GIVEN INFORMATION:
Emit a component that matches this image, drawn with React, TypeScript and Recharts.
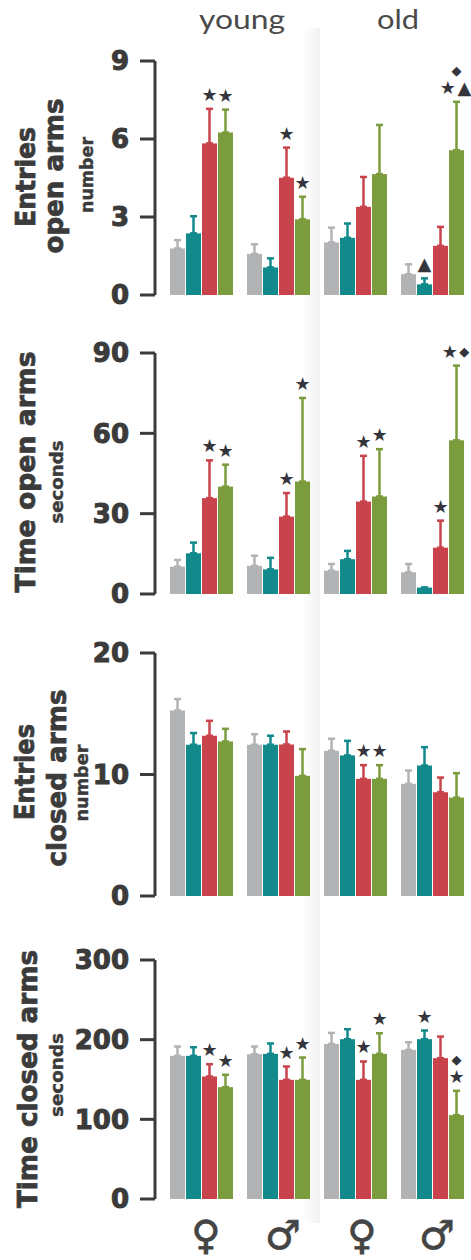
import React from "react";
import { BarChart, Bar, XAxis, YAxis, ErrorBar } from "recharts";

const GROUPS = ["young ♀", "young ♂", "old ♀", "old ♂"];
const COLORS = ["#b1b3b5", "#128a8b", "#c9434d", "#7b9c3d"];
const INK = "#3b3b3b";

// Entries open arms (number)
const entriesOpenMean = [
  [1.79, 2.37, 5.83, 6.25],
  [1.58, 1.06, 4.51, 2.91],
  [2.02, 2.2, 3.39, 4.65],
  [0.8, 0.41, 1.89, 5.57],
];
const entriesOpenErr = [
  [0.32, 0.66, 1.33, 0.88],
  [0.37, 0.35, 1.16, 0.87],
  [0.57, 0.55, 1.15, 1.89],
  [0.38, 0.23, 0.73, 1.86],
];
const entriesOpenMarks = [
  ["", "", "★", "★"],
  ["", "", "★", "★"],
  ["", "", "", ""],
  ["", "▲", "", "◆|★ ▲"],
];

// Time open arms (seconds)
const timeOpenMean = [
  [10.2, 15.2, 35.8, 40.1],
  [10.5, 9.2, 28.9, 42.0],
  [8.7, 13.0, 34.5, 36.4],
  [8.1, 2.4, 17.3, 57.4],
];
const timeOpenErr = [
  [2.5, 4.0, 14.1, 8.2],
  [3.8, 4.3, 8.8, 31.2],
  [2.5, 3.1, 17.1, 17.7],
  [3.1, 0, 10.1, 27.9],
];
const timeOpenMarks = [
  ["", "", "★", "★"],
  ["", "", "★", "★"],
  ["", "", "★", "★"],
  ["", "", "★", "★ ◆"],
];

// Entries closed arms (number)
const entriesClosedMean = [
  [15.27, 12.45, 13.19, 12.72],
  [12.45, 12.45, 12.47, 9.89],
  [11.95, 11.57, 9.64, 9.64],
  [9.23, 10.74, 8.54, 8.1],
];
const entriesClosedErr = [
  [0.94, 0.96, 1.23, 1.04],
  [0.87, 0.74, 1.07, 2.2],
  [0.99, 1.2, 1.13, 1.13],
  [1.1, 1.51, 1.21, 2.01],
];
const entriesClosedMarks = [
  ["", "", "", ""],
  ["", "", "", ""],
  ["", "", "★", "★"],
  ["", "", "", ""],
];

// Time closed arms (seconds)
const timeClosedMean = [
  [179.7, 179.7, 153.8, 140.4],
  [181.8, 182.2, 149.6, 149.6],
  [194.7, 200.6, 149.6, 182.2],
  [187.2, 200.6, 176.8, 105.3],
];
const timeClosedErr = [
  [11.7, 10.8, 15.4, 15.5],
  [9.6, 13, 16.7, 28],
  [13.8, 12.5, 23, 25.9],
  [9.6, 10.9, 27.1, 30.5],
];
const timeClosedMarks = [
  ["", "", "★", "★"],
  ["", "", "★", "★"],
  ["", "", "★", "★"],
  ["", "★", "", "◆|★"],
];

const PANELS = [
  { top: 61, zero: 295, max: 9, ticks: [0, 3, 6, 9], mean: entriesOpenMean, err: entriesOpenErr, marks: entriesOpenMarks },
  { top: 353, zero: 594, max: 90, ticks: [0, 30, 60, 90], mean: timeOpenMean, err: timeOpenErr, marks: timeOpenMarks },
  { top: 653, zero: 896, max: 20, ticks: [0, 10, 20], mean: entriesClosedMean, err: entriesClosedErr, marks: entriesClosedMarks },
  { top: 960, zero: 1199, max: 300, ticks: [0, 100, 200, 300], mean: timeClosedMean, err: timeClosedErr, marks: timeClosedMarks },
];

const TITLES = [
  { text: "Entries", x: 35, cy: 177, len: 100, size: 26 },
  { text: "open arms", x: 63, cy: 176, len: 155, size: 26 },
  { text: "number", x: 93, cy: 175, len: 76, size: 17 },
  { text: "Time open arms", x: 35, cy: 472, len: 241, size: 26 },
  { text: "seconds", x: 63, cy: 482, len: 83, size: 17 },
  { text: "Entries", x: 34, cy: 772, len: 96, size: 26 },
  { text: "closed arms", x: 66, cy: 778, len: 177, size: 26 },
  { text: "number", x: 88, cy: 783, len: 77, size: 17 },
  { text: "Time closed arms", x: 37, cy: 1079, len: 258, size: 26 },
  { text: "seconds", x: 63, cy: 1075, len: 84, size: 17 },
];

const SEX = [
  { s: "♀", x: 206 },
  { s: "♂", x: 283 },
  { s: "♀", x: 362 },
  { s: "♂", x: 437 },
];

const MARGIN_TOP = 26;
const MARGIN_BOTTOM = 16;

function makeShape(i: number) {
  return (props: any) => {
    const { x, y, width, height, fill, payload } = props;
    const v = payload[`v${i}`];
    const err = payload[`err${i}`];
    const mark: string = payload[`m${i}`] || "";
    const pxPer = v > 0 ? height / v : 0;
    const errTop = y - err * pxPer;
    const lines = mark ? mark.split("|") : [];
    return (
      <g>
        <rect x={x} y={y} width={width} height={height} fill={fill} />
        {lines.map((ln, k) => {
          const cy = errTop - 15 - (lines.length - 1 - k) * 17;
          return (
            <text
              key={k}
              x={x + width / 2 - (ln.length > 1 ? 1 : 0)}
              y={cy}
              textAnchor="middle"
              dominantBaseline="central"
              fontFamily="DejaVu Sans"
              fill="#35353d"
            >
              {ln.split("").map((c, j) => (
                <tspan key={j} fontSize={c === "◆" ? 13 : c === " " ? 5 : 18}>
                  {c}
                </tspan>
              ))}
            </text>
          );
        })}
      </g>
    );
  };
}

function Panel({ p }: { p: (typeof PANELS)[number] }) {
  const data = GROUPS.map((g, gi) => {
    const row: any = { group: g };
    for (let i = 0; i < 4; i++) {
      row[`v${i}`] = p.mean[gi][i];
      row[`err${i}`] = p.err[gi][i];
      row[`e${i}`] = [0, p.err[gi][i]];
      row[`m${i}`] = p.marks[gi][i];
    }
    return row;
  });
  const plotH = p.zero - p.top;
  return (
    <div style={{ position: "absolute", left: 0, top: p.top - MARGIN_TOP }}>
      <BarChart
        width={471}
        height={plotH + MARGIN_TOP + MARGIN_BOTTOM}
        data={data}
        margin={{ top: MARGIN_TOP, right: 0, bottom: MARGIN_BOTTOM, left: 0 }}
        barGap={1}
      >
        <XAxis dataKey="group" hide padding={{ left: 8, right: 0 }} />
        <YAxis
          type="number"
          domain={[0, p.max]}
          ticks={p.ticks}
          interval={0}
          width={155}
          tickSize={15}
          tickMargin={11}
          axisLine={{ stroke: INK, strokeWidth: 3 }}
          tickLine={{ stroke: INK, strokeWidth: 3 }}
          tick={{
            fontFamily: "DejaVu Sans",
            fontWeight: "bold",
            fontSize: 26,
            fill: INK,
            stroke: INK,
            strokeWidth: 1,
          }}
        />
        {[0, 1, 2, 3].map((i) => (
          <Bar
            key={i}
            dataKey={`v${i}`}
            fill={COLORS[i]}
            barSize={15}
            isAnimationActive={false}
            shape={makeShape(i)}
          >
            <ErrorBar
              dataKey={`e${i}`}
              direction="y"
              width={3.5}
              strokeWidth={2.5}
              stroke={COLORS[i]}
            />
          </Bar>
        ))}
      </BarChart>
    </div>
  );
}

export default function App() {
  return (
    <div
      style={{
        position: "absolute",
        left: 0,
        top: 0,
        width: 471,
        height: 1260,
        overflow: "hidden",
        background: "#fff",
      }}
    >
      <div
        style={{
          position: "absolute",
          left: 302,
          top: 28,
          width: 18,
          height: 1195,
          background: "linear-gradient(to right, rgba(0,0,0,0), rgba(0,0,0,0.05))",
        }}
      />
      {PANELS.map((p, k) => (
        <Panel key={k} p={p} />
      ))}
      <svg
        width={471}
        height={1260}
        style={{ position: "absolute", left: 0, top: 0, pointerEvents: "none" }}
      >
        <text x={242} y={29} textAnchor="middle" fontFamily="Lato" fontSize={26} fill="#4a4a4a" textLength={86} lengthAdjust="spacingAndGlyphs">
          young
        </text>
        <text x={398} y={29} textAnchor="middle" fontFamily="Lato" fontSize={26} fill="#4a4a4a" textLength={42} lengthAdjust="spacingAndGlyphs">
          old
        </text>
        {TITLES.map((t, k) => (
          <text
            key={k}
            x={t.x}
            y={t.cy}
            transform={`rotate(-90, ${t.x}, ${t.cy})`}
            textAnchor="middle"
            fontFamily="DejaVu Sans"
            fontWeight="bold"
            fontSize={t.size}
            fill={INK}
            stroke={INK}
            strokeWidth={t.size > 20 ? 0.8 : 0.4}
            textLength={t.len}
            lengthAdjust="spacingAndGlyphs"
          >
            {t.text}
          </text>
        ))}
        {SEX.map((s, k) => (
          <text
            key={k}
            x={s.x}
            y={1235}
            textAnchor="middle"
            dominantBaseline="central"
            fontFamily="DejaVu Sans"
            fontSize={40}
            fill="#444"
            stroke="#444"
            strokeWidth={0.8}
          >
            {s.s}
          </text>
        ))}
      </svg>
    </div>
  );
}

GIVEN TASK: Write down every line from the opening of the listing to the line with "XAxis, YAxis, ErrorBar", both included, and nothing else; the pictures are omitted.

RESPONSE TO THIS EXERCISE:
Emit a component that matches this image, drawn with React, TypeScript and Recharts.
import React from "react";
import { BarChart, Bar, XAxis, YAxis, ErrorBar } from "recharts";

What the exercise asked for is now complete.